Congressmen Introduce Bipartisan Income-Share Agreements Bill

By Allie Bidwell, Communications Staff

A bipartisan team of congressmen on Wednesday introduced a bill for what they say will be a more innovative and affordable way for students to pay for college.

The Investing in Student Success Act of 2015 – co-authored by Rep. Jared Polis (D-CO) and Rep. Todd Young (R-IN) – would allow for the creation of income-share agreements. Under such a proposal, students would receive private funds to finance their education, rather than paying out-of-pocket, or taking out student loans. In return, the students would pay their investors a percentage of their income for a set period of time after graduating, with no interest.

“A college degree is one of the best investments a student can make,” Polis said in a statement. “Unfortunately, many students are burdened with record levels of debt because of it, often forcing them to delay other important investments in their future, like saving for retirement or purchasing a home.”

The bill would create the legal framework necessary to implement income-share agreements that are used to pay for college, and doesn’t require any new funds or remove existing aid options, Polis and Young said in a release. The bill would also require a set of consumer protections to be implemented and overseen by the Consumer Financial Protection Bureau, including limits on making payments (students only pay if they make more than $18,000 per year), and an income percentage cap of 15 percent for short-term contracts and 7.5 percent for longer contracts.

The funders would also be required to give students a comparison of their monthly payments under an income-share agreement at a range of income levels, versus what their monthly payments would be on a comparable loan of the same amount, paid over the same amount of time.

“Many fear that student loan debt will be the next bubble to burst yet not enough is being done to address the affordability problem,” Young said in a statement. “This bill is the culmination of a years-long effort working with universities like Purdue, on a real market-driven solution that’s not only good for students, but good for American taxpayers whose tax-dollars aren’t involved and at risk.”

Last year, Sen. Marco Rubio (R-FL) and Sen. Tom Petri (R-WI) introduced similar legislation that Rubio said would encourage a “free enterprise system” that would expand opportunities created through a free market. Individual companies provide similar services, and more than a dozen states have introduced legislation for similar “pay it forward” higher education finance models. In July 2013, Oregon became the first state to pass legislation allowing for a pilot program of the funding model.
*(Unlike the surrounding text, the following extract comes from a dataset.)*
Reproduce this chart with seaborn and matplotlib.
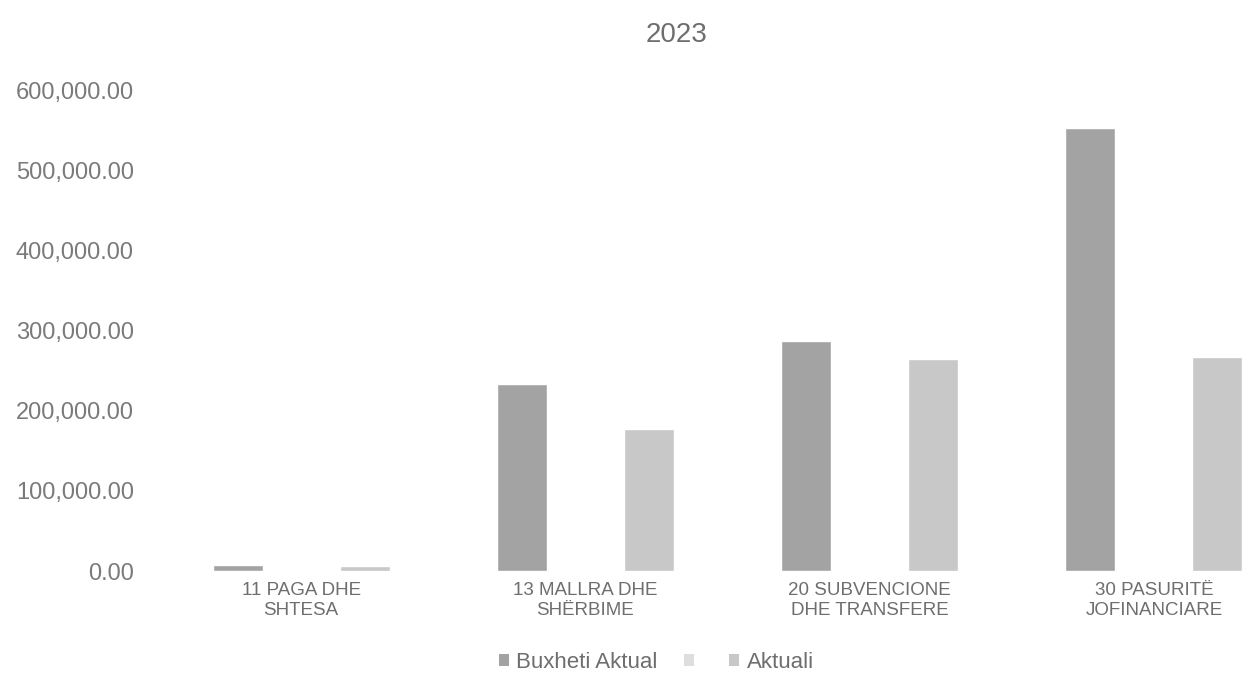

Still, some higher education advocates are wary of these types of proposals, saying they don’t address the root causes of the high cost of college, or tuition levels.

In a July 2014 policy paper, the American Association of State Colleges and Universities (AASCU) called the “pay it forward” model a “radical” proposal with uncertain long-term ramifications. AASCU and other higher education organizations have voiced concerns that students could end up paying more through an income-share agreement than they would through another financing method, due to the terms of repayment. The model is also a risk for both students and investors – neither would know the student’s future income at the time of the agreement, and the investors would only regain their money if a student succeeds in finding steady employment.

“[Pay It Forward] is a sweeping policy concept that would address none of the underlying factors associated with leaving students with deep debt burdens,” AASCU said in the paper. “It would create considerable financial uncertainty for public colleges, and may spiral into an administrative nightmare that would leave graduates, campuses and states worse off over the long term. In sum, it would create an extraordinarily long tax on a public college undergraduate education that would make college much more expensive for most graduates.”